Gli spaghetti in 10 anni sono aumentati del 237%, +77% nell’ultimo anno. L’allarme di Cna: «Registriamo un calo delle vendite del 20%»
FIRENZE. Ora la pizza è solo gourmet, anche senza bufala. Per renderla chic basta poco: la farina. Quella di grano tenero è passata da 37 euro al quintale di un anno fa agli attuali 69 euro. Un aumento percentuale dell’ 86 per cento. Cna lancia l’allarme su un aumento che sta mettendo in ginocchio il comparto dei panificatori e dolciari. Ma è solo la punta di un iceberg che i dati di Federconsumatori fotografano con un paniere di prodotti di uso comune da far accapponare la pelle: uova, spaghetti e patate, giusto tre esempi, sono aumentati in dieci anni di cifre astronomiche. Un chilo di spaghetti costa il 237% in più, di cui un +77% registrato nell’ultimo anno.
La spesa sta diventando un lusso per numerose famiglie e per gli imprenditori che quei prodotti mettono in vendita stretti tra gli adeguamenti che non sempre ci sono e tra l’aumento delle materie prime.
«Gli effetti sono anche sotto gli occhi (e nelle casse) di tutti gli operatori del settore che stanno registrando un calo delle vendite di circa il 20 per cento, in special modo per quanto riguarda i prodotti correlati al pane, dalle pizze alle schiacciate», dice Andrea Panchetti, presidente dei dolciari e panificatori di Cna Firenze Metropolitana. «Tanti colleghi – aggiunge – negoziano periodicamente, circa una volta al mese i fidi concessi dalle banche: la situazione è ormai insostenibile perché la produzione è diventata antieconomica».
I panifici e le imprese dolciarie nella Città metropolitana di Firenze sono 432, quasi per il 72 per cento artigianali. E soprattutto la situazione non è destinata a migliorare. Lo racconta Giuseppe Agostini, abita a Signa ed è uno dei più importanti broker italiani di grano.
«Siamo a una nuova svolta – dice – e non è positiva. La situazione in Ucraina non si sblocca, in India hanno bloccato le esportazioni col timore di non avere grano sufficiente per il mercato interno mentre Italia, Francia e Germania avranno un raccolto molto inferiore rispetto agli anni precedenti a causa della siccità. Il grano insomma non ci sarà, le scorte ormai sono finite e adesso i mulini si riforniscono a prezzi doppi rispetto al passato. Un camion di grano costava 6.000 euro, adesso lo si paga il doppio».
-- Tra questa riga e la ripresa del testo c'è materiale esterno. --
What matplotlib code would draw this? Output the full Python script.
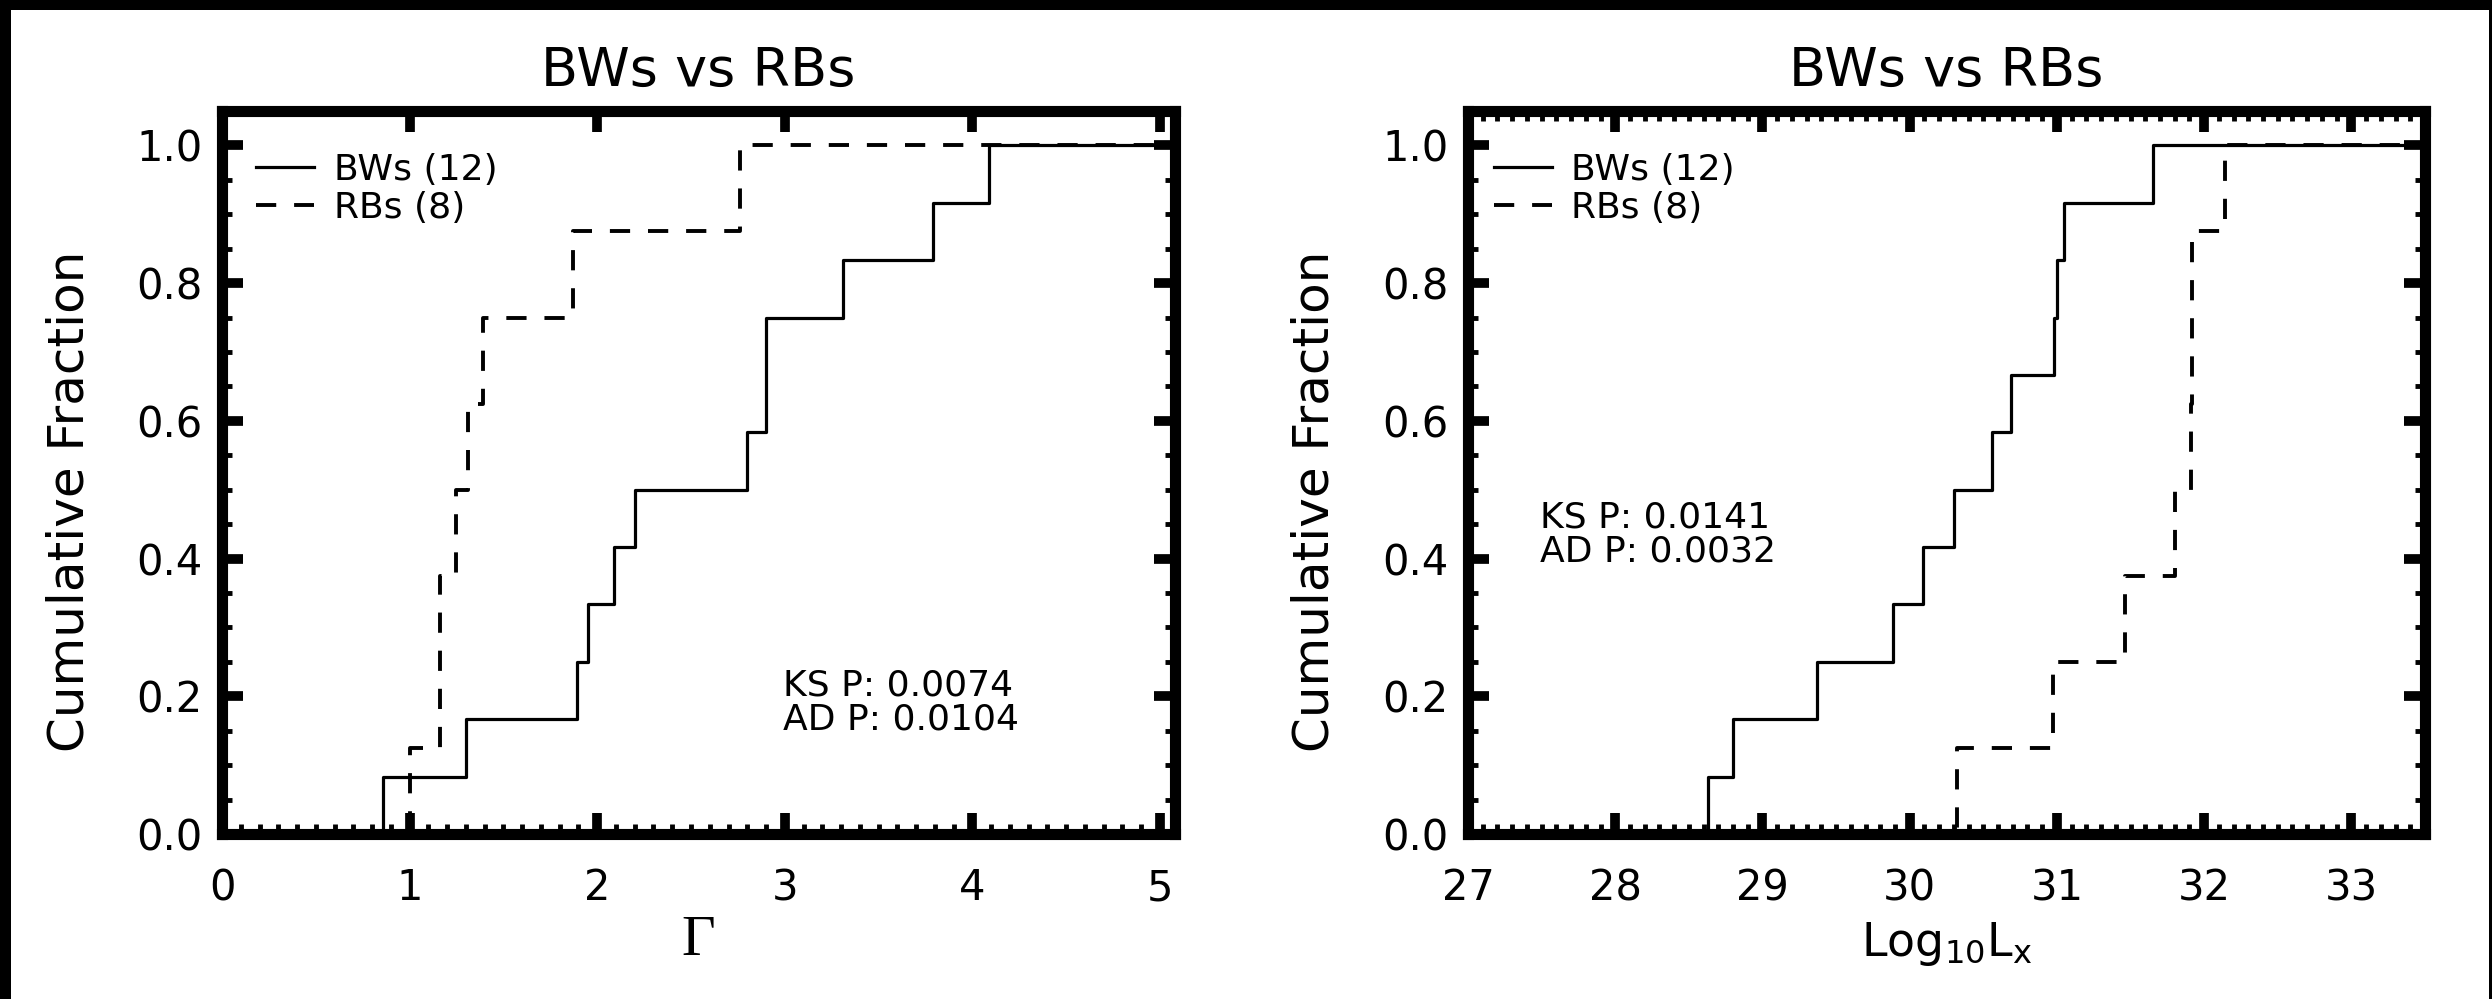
import matplotlib
matplotlib.use("Agg")
import matplotlib.pyplot as plt
import numpy as np
from matplotlib.patches import Rectangle
from matplotlib.ticker import FormatStrFormatter, MultipleLocator

# photon index per source
gamma_bw = [0.86, 1.30, 1.89, 1.95, 2.09, 2.20, 2.80, 2.90, 2.90, 3.31, 3.79, 4.09]
gamma_rb = [1.00, 1.16, 1.16, 1.25, 1.31, 1.39, 1.87, 2.76]
# log10 of the X-ray luminosity per source
lx_bw = [28.63, 28.80, 29.37, 29.89, 30.09, 30.30, 30.56, 30.69, 30.98, 31.00, 31.05, 31.65]
lx_rb = [30.32, 30.97, 31.46, 31.80, 31.91, 31.92, 31.92, 32.14]

ks_p = ["0.0074", "0.0141"]
ad_p = ["0.0104", "0.0032"]
xlims = [(0, 5.08), (27, 33.5)]
xlabels = ["Γ", r"$\mathrm{Log}_{10}\mathrm{L}_{\mathrm{x}}$"]
stat_pos = [(0.589, 0.205), (0.075, 0.438)]
legend_pos = [(0.036, 0.942), (0.027, 0.942)]

plt.rcParams["font.family"] = ["DejaVu Sans"]
plt.rcParams["mathtext.fontset"] = "dejavusans"


def ecdf(vals, lo, hi):
    v = np.sort(vals)
    n = len(v)
    x = np.concatenate([[lo], v, [hi]])
    y = np.concatenate([[0.0], np.arange(1, n + 1) / n, [1.0]])
    return x, y


W, H = 2492, 999
fig = plt.figure(figsize=(W / 100, H / 100), dpi=100, facecolor="white")
# black frame strips along the top, left and right edges
for x0, y0, w, h in [(0, H - 10, W, 10), (0, 0, 11, H), (W - 3, 0, 3, H)]:
    fig.add_artist(Rectangle((x0 / W, y0 / H), w / W, h / H,
                             transform=fig.transFigure, facecolor="black",
                             edgecolor="none", zorder=5))

axes = [fig.add_axes([222 / W, 0.1652, 953 / W, 0.7237]),
        fig.add_axes([1468 / W, 0.1652, 957 / W, 0.7237])]
data = [(gamma_bw, gamma_rb), (lx_bw, lx_rb)]

for i, ax in enumerate(axes):
    bw, rb = data[i]
    lo, hi = xlims[i]
    xb, yb = ecdf(bw, lo, hi)
    xr, yr = ecdf(rb, lo, hi)
    ax.step(xb, yb, where="post", color="black", lw=2.3,
            label=f"BWs ({len(bw)})")
    ax.step(xr, yr, where="post", color="black", lw=2.8,
            dashes=(5.2, 4.6), label=f"RBs ({len(rb)})")

    ax.set_xlim(lo, hi)
    ax.set_ylim(0, 1.05)
    ax.xaxis.set_major_locator(MultipleLocator(1))
    ax.xaxis.set_minor_locator(MultipleLocator(0.1))
    ax.yaxis.set_major_locator(MultipleLocator(0.2))
    ax.yaxis.set_minor_locator(MultipleLocator(0.05))
    ax.yaxis.set_major_formatter(FormatStrFormatter("%.1f"))

    for s in ax.spines.values():
        s.set_linewidth(8)
    ax.tick_params(which="both", direction="in", top=True, right=True)
    ax.tick_params(which="major", length=15, width=7, labelsize=30)
    ax.tick_params(which="minor", length=7, width=3.5)
    ax.tick_params(axis="y", which="major", pad=14)
    ax.tick_params(axis="x", which="major", pad=24)
    if i == 0:
        ax.tick_params(axis="x", which="minor", top=False)

    ax.set_title("BWs vs RBs", fontsize=39, pad=18)
    ax.set_ylabel("Cumulative Fraction", fontsize=36)
    ax.yaxis.set_label_coords(-0.135, 0.46)
    if i == 0:
        ax.set_xlabel(xlabels[i], fontsize=42, labelpad=4,
                      fontfamily="Liberation Serif")
    else:
        ax.set_xlabel(xlabels[i], fontsize=33, labelpad=8)

    sx, sy = stat_pos[i]
    ax.text(sx, sy, f"KS P: {ks_p[i]}", transform=ax.transAxes,
            fontsize=26, va="center", ha="left")
    ax.text(sx, sy - 0.047, f"AD P: {ad_p[i]}", transform=ax.transAxes,
            fontsize=26, va="center", ha="left")

    ax.legend(loc="upper left", bbox_to_anchor=legend_pos[i], frameon=False,
              fontsize=26, handlelength=1.6, handletextpad=0.55,
              labelspacing=0.1, borderpad=0, borderaxespad=0)

fig.savefig("out.png", dpi=100)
Una situazione che monta ormai da mesi ma che i consumatori avvertono adesso in tutta la sua gravità: il motivo? Il caro-spesa si somma a bollette e altri costi e per molti prodotti i negozi e i supermercati, dopo aver cercato di tenere fermi i costi, hanno dovuto adeguarli.
«Sono nella grande distribuzione da 25 anni – racconta Antonio Mannina, titolare di tre Conad City a Firenze – e non ho mai visto una situazione del genere. Abbiamo fornitori che ci chiedono adeguamenti anche più volte nello stesso mese per gli aumenti delle materie prime. Noi cerchiamo di rispondere positivamente ma non possiamo scaricare tutto l’importo sui consumatori: stiamo riducendo il reddito anche perché se gli aumenti fossero corrispondenti a quelli che riconosciamo ai fornitori la gente non potrebbe permettersi di fare la spesa».
In alcune situazioni i ritocchi servono a non andare sottocosto «tanto la forbice si è assottigliata». E i clienti? Hanno cambiato completamente il loro modo di fare la spesa.
Lo raccontano loro e gli studi dei principali operatori della grande distribuzione: gli scontrini si sono mediamente ridotti, i clienti vanno più volte alla settimana a fare la spesa acquistando alimenti che servono al massimo per due giorni, non c’è più la spesa “ricca” per il fine settimana e le scorte sono ormai un’abitudine del passato e del periodo del lockdown.